First, I’ll begin with the venue. The play was performed in a historical building in Hicksville, Ohio called the Huber Opera House. As I learned in the director’s introduction before the show, the Huber was originally built by a wealthy man who wanted a place to stage-test his plays between Chicago and New York; I’m thinking some time in the late 1800’s; not exactly sure on that. I do know that one of their stage curtains was created right around the time Meet Me in St. Louis takes place – 1903-04, and the gorgeous curtain depicting angels in a boat was hanging last night in all it’s glory. The Huber is simply gorgeous. I especially enjoyed seeing the pictures of it from the 1990’s and how far it’s come since then. The owner of it at that time decided to trash the place when he found out he was going to lose it, and trash it he did. The place was an utter disaster; they even went so far as to rip one of the opera balconies from the wall. Apparently downtown Hicksville was not a place you wanted to be after dark at that time (coming from the ‘burbs of Chicago, that’s particularly amusing to me – I mean, Hicksville Ohio dangerous? Yeah right!), and the city wanted the Huber torn down. Some very dedicated individuals earned a lot of money and worked their butts off to restore it and give us back the beautiful theater it is today – and I was lucky enough to be able to see a show in it.

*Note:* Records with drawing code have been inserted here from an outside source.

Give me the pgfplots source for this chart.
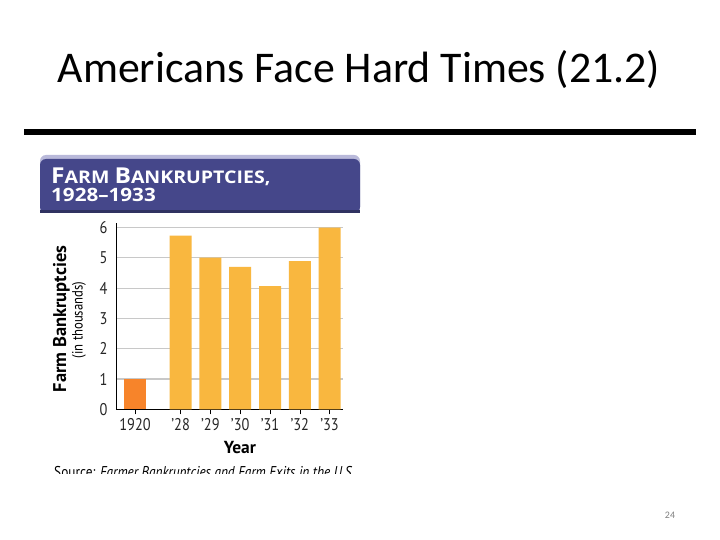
\documentclass[border=0pt]{standalone}
\usepackage{fontspec}
\setmainfont{Carlito}
\newfontfamily\chartfont[FakeStretch=0.85]{PT Sans}
\newfontfamily\labelfont{PT Sans}
\newfontfamily\headfont[FakeStretch=1.12]{Open Sans}
\usepackage{pgfplots}
\pgfplotsset{compat=1.18}

\definecolor{barorange}{HTML}{F7842A}
\definecolor{baryellow}{HTML}{F9B73F}
\definecolor{headblue}{HTML}{45478A}
\definecolor{headtop}{HTML}{B9B9DA}
\definecolor{gridgray}{HTML}{C8C8C8}

\begin{document}
\begin{tikzpicture}[x=1bp,y=1bp]
% slide
\path[use as bounding box,fill=white] (0,0) rectangle (720,-540);
\node[font=\fontsize{44}{48}\selectfont,anchor=base] at (359,-82.7) {Americans Face Hard Times (21.2)};
\fill[black] (24,-129) rectangle (696,-135);
\node[font=\fontsize{10}{12}\selectfont,text=gray,anchor=base] at (670,-518) {24};

% header band
\fill[headtop,rounded corners=6bp] (40,-213) |- (360,-155) -- (360,-213) -- cycle;
\fill[headblue,rounded corners=6bp] (40,-213) |- (360,-159) -- (360,-213) -- cycle;
\fill[headblue!70!black] (40,-210) rectangle (360,-213);
\node[anchor=base west,inner sep=0pt,text=white,font=\headfont\bfseries] at (51,-184)
  {\fontsize{22}{24}\selectfont F\fontsize{17.5}{18}\selectfont ARM \fontsize{22}{24}\selectfont B\fontsize{17.5}{18}\selectfont ANKRUPTCIES,};
\node[anchor=base west,inner sep=0pt,text=white,font=\headfont\bfseries\fontsize{18.5}{20}\selectfont] at (51,-202)
  {1928–1933};

% source line, cut at the bottom of the picture
\begin{scope}
\clip (40,-400) rectangle (360,-473);
\node[anchor=base west,inner sep=0pt,font=\chartfont\fontsize{15.7}{17}\selectfont] at (54,-477)
  {Source: \itshape Farmer Bankruptcies and Farm Exits in the U.S.};
\end{scope}

% y axis title, two lines
\node[rotate=90,inner sep=0pt,font=\labelfont\bfseries\fontsize{18.5}{20}\selectfont] at (61.5,-319) {Farm Bankruptcies};
\node[rotate=90,inner sep=0pt,font=\chartfont\fontsize{15}{16}\selectfont] at (79,-320) {(in thousands)};

\begin{axis}[
  at={(116bp,-409.3bp)}, anchor=south west,
  scale only axis, width=227bp, height=186bp,
  xmin=-0.64, xmax=6.98, ymin=0, ymax=6.14,
  axis x line=bottom, axis y line=left,
  axis line style={-, black, line width=0.8pt},
  xtick={0,1.53,2.53,3.53,4.53,5.53,6.53},
  xticklabels={1920,’28,’29,’30,’31,’32,’33},
  ytick={0,1,2,3,4,5,6},
  tick align=outside, major tick length=5bp,
  xtick style={black, line width=0.6pt},
  ytick style={draw=none},
  ymajorgrids, grid style={gridgray, line width=1.2pt},
  /pgf/number format/assume math mode=true,
  ticklabel style={font=\chartfont\fontsize{17}{18}\selectfont, text=black!85},
  xticklabel style={yshift=-1bp},
  xlabel={\bfseries Year},
  xlabel style={font=\labelfont\fontsize{17.5}{18}\selectfont, at={(axis description cs:0.546,0)}, anchor=base, yshift=-43.7bp},
  ybar, bar width=22bp, bar shift=0pt,
  every axis plot/.append style={draw=none},
  clip=false,
]
\addplot[fill=barorange] coordinates {(0,1.0)};
\addplot[fill=baryellow] coordinates {(1.53,5.73) (2.53,5.01) (3.53,4.70) (4.53,4.07) (5.53,4.89) (6.53,6.0)};
\end{axis}
\end{tikzpicture}
\end{document}
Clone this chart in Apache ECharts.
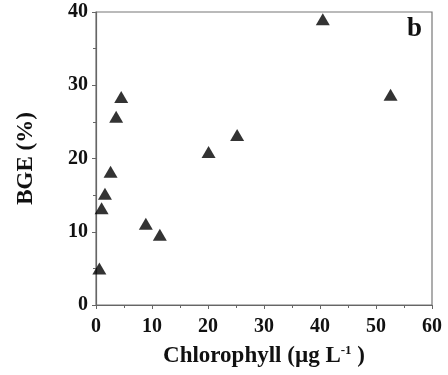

As for the show itself, I will say that Meet Me in St. Louis will never be one of my favorite musicals. The cast and crew of this particular production did a wonderful job, but I just can’t identify with a cast of characters who randomly break into song at the strangest moments and whose greatest conflicts in life include relocating and deciding who to take to the local dance. That being said, I still had a great time. I really enjoyed being transported back in time, and it was both interesting and refreshing to see how much respect children had for their elders back then. My friend Jamy was awesome as Grandpa, and I don’t think I’m being biased. He definitely stood out as one of the better singers, and I was even surprised to see that Grandpa Smith is a much better dancer than Morat Notboratnichkov – one of the other characters I’ve seen Jamy portray on stage. The little girls in the play were simply adorable, and adding to the fun of the evening was bumping into a couple of friends whom we didn’t know were going to be there. Overall, a fun evening out away from the kids, and I even learned a thing or two, which I’ll share below. Congratulations Jamy on a job well done!
Random Meet Me in St. Louis Trivia
– Ice cream cones and cotton candy were introduced at the 1904 World’s Fair which was in St. Louis. I thought it was really neat that they chose to serve these as intermission refreshments last night at the Huber.
– The 1944 movie Meet Me in St. Louis starred Judy Garland, but at first she refused the role because she was tired of taking childish roles. After a talk with director Vincente Minnelli, she was convinced to take the role of Esther Smith, and it became one of the favorites of her career. Judy and Vincente got married and had a daughter, Liza Minnelli, who went on to become an award winning actress and singer; earning an Oscar, a lifetime acheivment Grammy, two Tonys, and an Emmy award throughout her career.
– Two single recordings from the movie Meet Me in St. Louis became hits by Judy Garland before the movie was even released: The Trolley Song and Have Yourself a Merry Little Christmas.
– During the shooting of the large dinner scene (where one of the older sisters receives a long distance call from her beau in New York), Margaret O’Brien caused mischief on the set. She would change the cutlery around and put two napkin rings beside a plate. The prop man would say, “Please, Maggie dear,” when he would liked to have shaken her.